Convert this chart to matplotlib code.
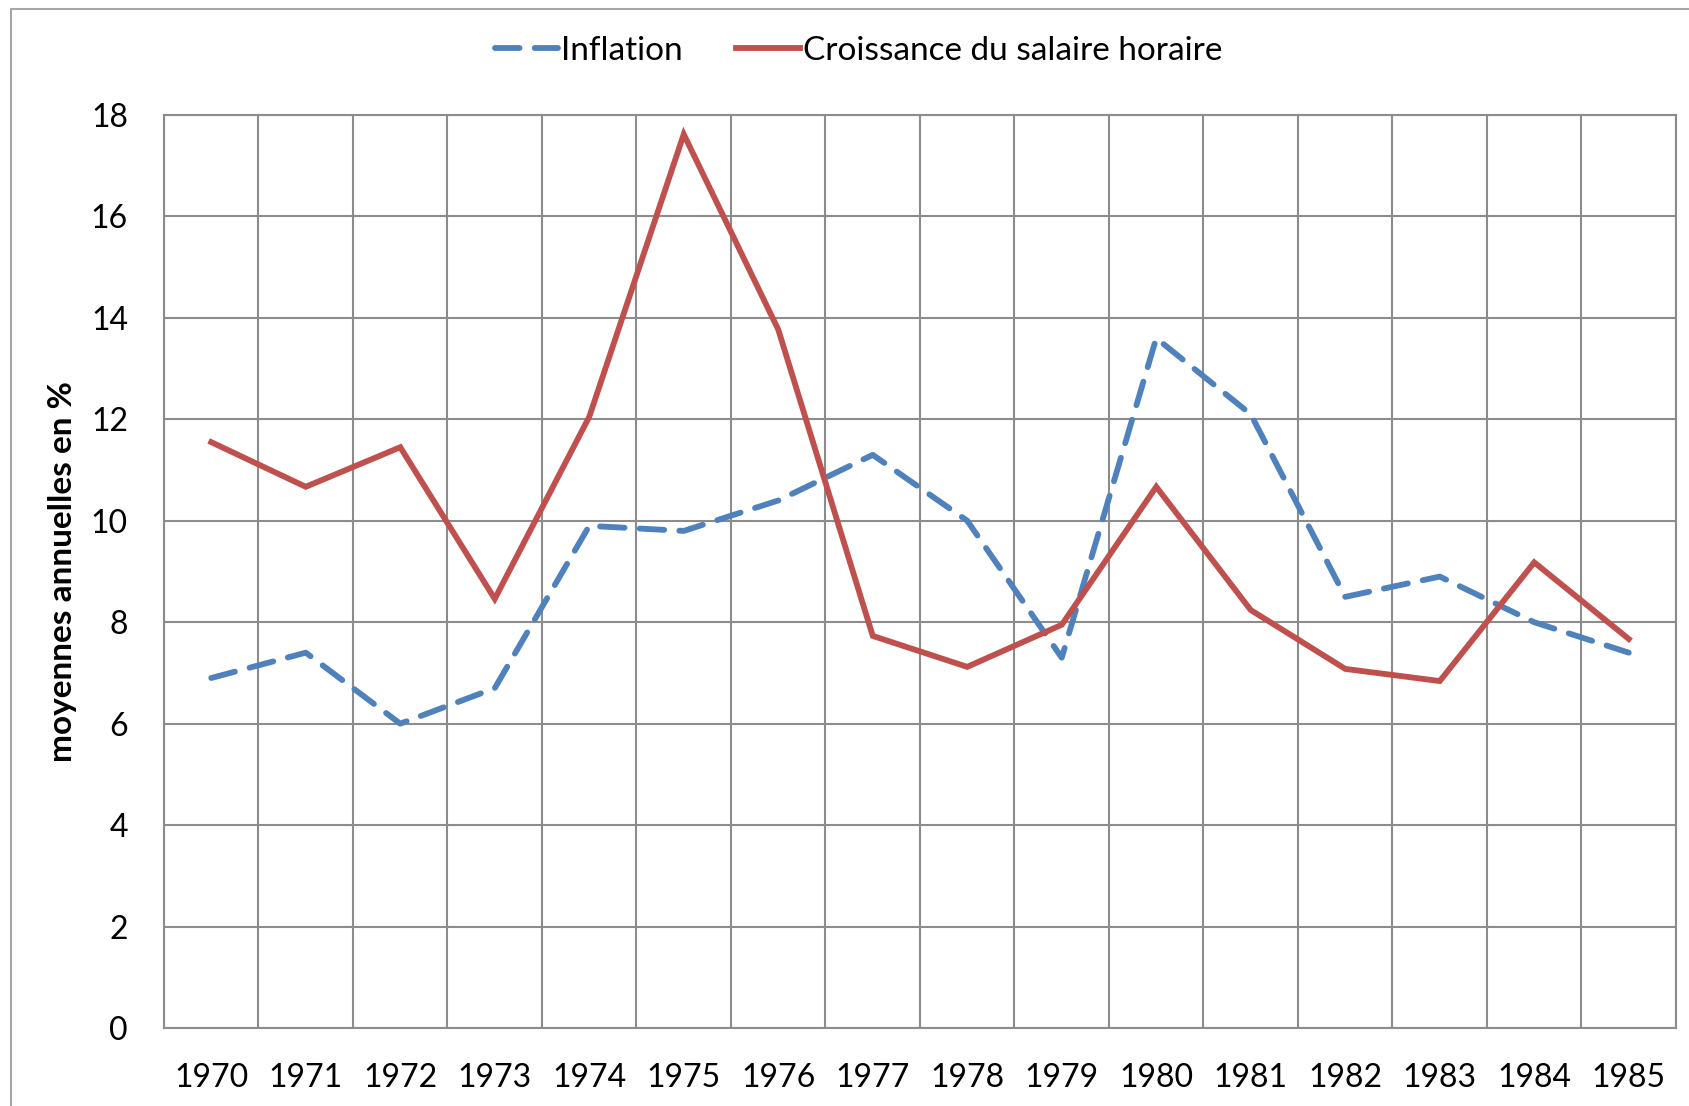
import numpy as np
import matplotlib
matplotlib.use("Agg")
import matplotlib.pyplot as plt
from matplotlib.patches import Rectangle

plt.rcParams['font.family'] = ['Lato', 'DejaVu Sans']

# Data
years = ['1970', '1971', '1972', '1973', '1974', '1975', '1976', '1977',
         '1978', '1979', '1980', '1981', '1982', '1983', '1984', '1985']
inflation = [6.9, 7.4, 6.0, 6.7, 9.9, 9.8, 10.4, 11.3,
             10.0, 7.3, 13.6, 12.1, 8.5, 8.9, 8.0, 7.4]
salaire = [11.55, 10.67, 11.45, 8.46, 12.05, 17.62, 13.77, 7.73,
           7.12, 7.95, 10.67, 8.24, 7.08, 6.84, 9.18, 7.67]
y_ticks = [0, 2, 4, 6, 8, 10, 12, 14, 16, 18]

grid_col = '#8c8c8c'

fig = plt.figure(figsize=(16.9, 11.06), dpi=100)
ax = fig.add_axes([164 / 1690, 1 - 1028 / 1106, (1676 - 164) / 1690, (1028 - 115) / 1106])

# outer chart border (cropped on right and bottom)
fig.patches.append(Rectangle((11 / 1690, -0.5), 2.0, 0.5 + (1 - 9 / 1106),
                             transform=fig.transFigure, fill=False,
                             edgecolor='#a6a6a6', linewidth=1.5, zorder=0))

x = np.arange(len(years))
ax.plot(x, inflation, color='#4F81BD', linewidth=4.2, dashes=(4.2, 2.6),
        dash_capstyle='round', label='Inflation', zorder=3)
ax.plot(x, salaire, color='#C0504D', linewidth=4.2, solid_joinstyle='miter',
        label='Croissance du salaire horaire', zorder=4)

ax.set_xlim(-0.5, len(years) - 0.5)
ax.set_ylim(0, 18)
ax.set_xticks(x)
ax.set_xticklabels(years)
ax.set_xticks(np.arange(len(years) + 1) - 0.5, minor=True)
ax.set_yticks(y_ticks)
ax.grid(True, which='minor', axis='x', color=grid_col, linewidth=1.5)
ax.grid(True, which='major', axis='y', color=grid_col, linewidth=1.5)
ax.tick_params(which='both', length=0)
ax.tick_params(axis='x', labelsize=23, pad=25)
ax.tick_params(axis='y', labelsize=23, pad=26)
for s in ax.spines.values():
    s.set_color(grid_col)
    s.set_linewidth(1.5)

ax.set_ylabel('moyennes annuelles en %', fontsize=24, fontweight='bold', labelpad=10)

fig.legend(loc='center', bbox_to_anchor=(0.508, 1 - 51 / 1106), ncol=2,
           frameon=False, fontsize=24, handlelength=1.9, handletextpad=0.1,
           columnspacing=1.6)

fig.savefig('out.png', dpi=100)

━━━━

> TASK
Return the material line for line, from its beginning to the line that contains "ax = fig.add_axes([164", with the pictures left out.

> CORRECT OUTPUT
Convert this chart to matplotlib code.
import numpy as np
import matplotlib
matplotlib.use("Agg")
import matplotlib.pyplot as plt
from matplotlib.patches import Rectangle

plt.rcParams['font.family'] = ['Lato', 'DejaVu Sans']

# Data
years = ['1970', '1971', '1972', '1973', '1974', '1975', '1976', '1977',
         '1978', '1979', '1980', '1981', '1982', '1983', '1984', '1985']
inflation = [6.9, 7.4, 6.0, 6.7, 9.9, 9.8, 10.4, 11.3,
             10.0, 7.3, 13.6, 12.1, 8.5, 8.9, 8.0, 7.4]
salaire = [11.55, 10.67, 11.45, 8.46, 12.05, 17.62, 13.77, 7.73,
           7.12, 7.95, 10.67, 8.24, 7.08, 6.84, 9.18, 7.67]
y_ticks = [0, 2, 4, 6, 8, 10, 12, 14, 16, 18]

grid_col = '#8c8c8c'

fig = plt.figure(figsize=(16.9, 11.06), dpi=100)
ax = fig.add_axes([164 / 1690, 1 - 1028 / 1106, (1676 - 164) / 1690, (1028 - 115) / 1106])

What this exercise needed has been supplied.